TASK GOAL >> Within the records that follow, restate exactly the lines from the line with "Rebuild this chart" down to the line with "from matplotlib.lines import Line2D", including both. Omit the pictures.

MATERIAL FOR THIS EXERCISE >>
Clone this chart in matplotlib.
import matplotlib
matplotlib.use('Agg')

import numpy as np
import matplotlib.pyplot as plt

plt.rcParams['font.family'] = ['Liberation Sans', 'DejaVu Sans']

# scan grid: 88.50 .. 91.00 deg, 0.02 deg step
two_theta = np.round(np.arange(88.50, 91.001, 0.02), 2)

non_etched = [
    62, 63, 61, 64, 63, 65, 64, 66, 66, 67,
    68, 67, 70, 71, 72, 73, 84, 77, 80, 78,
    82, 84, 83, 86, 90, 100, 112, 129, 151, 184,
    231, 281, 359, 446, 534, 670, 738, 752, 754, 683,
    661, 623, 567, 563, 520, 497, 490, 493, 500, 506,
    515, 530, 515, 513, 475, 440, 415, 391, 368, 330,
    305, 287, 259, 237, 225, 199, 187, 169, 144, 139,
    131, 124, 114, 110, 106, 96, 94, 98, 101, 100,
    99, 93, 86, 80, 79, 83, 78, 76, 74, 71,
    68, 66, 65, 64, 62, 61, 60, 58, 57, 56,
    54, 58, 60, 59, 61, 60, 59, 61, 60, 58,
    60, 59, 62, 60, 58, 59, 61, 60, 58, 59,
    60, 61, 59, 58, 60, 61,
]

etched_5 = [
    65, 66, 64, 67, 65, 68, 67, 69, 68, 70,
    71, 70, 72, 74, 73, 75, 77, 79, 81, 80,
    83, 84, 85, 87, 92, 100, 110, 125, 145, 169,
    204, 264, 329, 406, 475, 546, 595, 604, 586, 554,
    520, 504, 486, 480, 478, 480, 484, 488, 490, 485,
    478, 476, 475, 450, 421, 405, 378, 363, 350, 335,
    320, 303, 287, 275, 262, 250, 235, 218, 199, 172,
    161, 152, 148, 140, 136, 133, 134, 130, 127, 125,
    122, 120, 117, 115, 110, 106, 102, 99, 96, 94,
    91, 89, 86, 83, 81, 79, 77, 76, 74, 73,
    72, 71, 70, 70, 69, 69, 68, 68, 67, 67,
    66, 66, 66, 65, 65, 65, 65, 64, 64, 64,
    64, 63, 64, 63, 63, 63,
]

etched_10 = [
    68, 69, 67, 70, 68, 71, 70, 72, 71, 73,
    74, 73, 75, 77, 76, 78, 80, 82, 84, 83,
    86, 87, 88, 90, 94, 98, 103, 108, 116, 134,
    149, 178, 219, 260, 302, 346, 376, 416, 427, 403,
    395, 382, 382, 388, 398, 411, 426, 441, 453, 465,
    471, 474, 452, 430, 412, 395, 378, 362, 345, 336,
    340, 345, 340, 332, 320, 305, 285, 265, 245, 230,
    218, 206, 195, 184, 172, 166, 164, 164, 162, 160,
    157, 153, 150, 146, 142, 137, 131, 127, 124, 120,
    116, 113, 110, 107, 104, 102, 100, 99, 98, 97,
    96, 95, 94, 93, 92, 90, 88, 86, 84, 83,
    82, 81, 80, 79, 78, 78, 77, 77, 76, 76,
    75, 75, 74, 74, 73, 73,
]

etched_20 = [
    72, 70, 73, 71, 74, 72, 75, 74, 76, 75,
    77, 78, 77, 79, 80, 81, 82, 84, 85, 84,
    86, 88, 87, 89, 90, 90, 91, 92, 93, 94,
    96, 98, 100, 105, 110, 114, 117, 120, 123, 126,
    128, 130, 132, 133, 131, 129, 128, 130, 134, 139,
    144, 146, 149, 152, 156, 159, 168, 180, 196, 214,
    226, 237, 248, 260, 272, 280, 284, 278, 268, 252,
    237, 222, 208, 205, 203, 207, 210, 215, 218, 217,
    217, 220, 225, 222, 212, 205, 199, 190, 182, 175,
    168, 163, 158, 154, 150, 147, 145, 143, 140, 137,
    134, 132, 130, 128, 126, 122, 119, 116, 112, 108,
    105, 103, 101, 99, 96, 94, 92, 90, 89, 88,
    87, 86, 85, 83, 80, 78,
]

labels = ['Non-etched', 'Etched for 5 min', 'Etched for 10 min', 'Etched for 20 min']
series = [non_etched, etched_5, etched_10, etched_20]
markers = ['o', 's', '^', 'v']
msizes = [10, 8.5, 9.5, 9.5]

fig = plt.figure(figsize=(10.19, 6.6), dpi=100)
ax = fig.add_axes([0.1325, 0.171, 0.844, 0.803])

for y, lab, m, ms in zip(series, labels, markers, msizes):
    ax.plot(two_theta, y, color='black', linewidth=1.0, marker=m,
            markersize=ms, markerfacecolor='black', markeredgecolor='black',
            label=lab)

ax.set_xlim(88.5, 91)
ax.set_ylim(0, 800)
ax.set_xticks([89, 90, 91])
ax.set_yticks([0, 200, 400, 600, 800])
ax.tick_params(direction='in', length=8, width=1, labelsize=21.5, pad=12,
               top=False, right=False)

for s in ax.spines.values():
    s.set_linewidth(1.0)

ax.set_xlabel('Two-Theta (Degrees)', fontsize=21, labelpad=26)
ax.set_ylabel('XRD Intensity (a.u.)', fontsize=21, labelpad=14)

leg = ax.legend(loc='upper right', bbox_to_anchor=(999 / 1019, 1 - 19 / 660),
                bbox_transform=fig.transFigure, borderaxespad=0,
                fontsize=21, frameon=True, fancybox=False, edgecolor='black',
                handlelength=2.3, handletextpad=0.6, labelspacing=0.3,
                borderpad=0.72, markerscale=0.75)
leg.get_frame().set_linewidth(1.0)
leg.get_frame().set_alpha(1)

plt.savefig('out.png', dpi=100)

* * *

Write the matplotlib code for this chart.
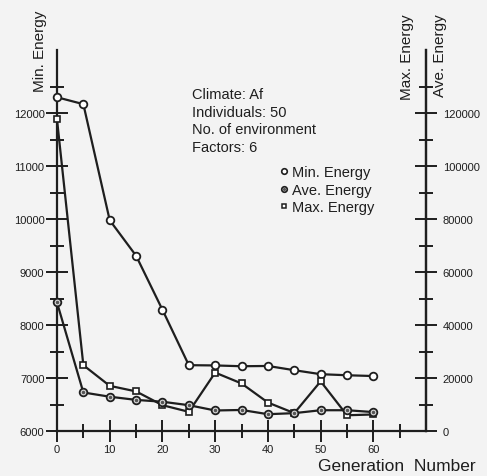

...

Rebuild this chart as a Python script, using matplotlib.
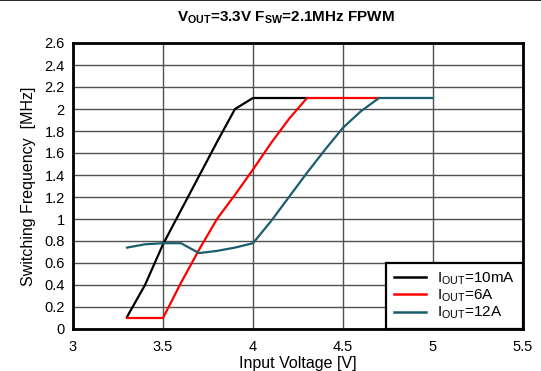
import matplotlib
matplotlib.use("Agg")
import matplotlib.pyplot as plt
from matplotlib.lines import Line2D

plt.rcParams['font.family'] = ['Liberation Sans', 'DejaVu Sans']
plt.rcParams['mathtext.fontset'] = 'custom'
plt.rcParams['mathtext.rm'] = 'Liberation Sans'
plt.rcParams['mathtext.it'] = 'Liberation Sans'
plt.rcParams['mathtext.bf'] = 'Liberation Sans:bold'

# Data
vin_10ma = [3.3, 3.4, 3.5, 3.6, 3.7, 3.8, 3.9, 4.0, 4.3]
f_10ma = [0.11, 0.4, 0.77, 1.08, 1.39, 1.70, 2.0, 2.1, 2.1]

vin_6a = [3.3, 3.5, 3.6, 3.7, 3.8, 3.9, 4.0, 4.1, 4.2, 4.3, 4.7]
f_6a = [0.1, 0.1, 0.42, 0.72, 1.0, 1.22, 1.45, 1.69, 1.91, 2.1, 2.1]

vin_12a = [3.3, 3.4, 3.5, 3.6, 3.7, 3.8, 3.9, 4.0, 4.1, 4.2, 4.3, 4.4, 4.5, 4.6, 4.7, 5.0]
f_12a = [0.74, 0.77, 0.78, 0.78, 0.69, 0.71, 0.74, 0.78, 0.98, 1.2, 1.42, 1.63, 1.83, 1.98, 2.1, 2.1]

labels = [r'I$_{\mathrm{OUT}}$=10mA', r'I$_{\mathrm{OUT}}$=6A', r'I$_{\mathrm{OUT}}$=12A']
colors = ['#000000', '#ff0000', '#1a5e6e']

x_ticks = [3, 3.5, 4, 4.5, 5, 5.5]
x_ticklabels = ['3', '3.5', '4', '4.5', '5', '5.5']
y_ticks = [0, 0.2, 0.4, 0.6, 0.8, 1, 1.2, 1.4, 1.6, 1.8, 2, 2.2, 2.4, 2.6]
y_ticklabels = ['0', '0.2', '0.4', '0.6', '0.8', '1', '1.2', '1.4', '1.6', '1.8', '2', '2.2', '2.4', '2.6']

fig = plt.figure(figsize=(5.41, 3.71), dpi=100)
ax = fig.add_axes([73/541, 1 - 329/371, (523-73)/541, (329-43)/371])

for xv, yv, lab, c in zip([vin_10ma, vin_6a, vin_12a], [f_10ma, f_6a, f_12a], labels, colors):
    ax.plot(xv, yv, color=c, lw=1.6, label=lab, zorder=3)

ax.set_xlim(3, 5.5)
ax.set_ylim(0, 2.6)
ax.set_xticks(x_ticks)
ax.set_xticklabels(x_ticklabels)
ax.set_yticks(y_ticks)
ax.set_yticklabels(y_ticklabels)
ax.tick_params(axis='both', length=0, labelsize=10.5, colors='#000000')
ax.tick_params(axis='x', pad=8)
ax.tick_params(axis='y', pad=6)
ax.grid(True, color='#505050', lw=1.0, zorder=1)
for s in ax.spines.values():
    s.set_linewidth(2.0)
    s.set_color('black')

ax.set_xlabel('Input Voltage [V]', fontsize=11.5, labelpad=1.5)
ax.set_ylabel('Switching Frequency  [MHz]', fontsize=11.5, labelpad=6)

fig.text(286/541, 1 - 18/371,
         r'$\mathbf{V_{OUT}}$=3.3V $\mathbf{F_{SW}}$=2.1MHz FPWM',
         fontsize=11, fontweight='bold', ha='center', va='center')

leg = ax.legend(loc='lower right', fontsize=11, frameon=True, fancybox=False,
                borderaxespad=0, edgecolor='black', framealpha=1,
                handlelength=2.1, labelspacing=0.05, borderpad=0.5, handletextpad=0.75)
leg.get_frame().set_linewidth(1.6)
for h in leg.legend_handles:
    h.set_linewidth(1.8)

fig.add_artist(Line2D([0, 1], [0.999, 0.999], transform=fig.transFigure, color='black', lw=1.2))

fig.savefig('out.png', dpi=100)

RESULT OF THIS TASK >>
Rebuild this chart as a Python script, using matplotlib.
import matplotlib
matplotlib.use("Agg")
import matplotlib.pyplot as plt
from matplotlib.lines import Line2D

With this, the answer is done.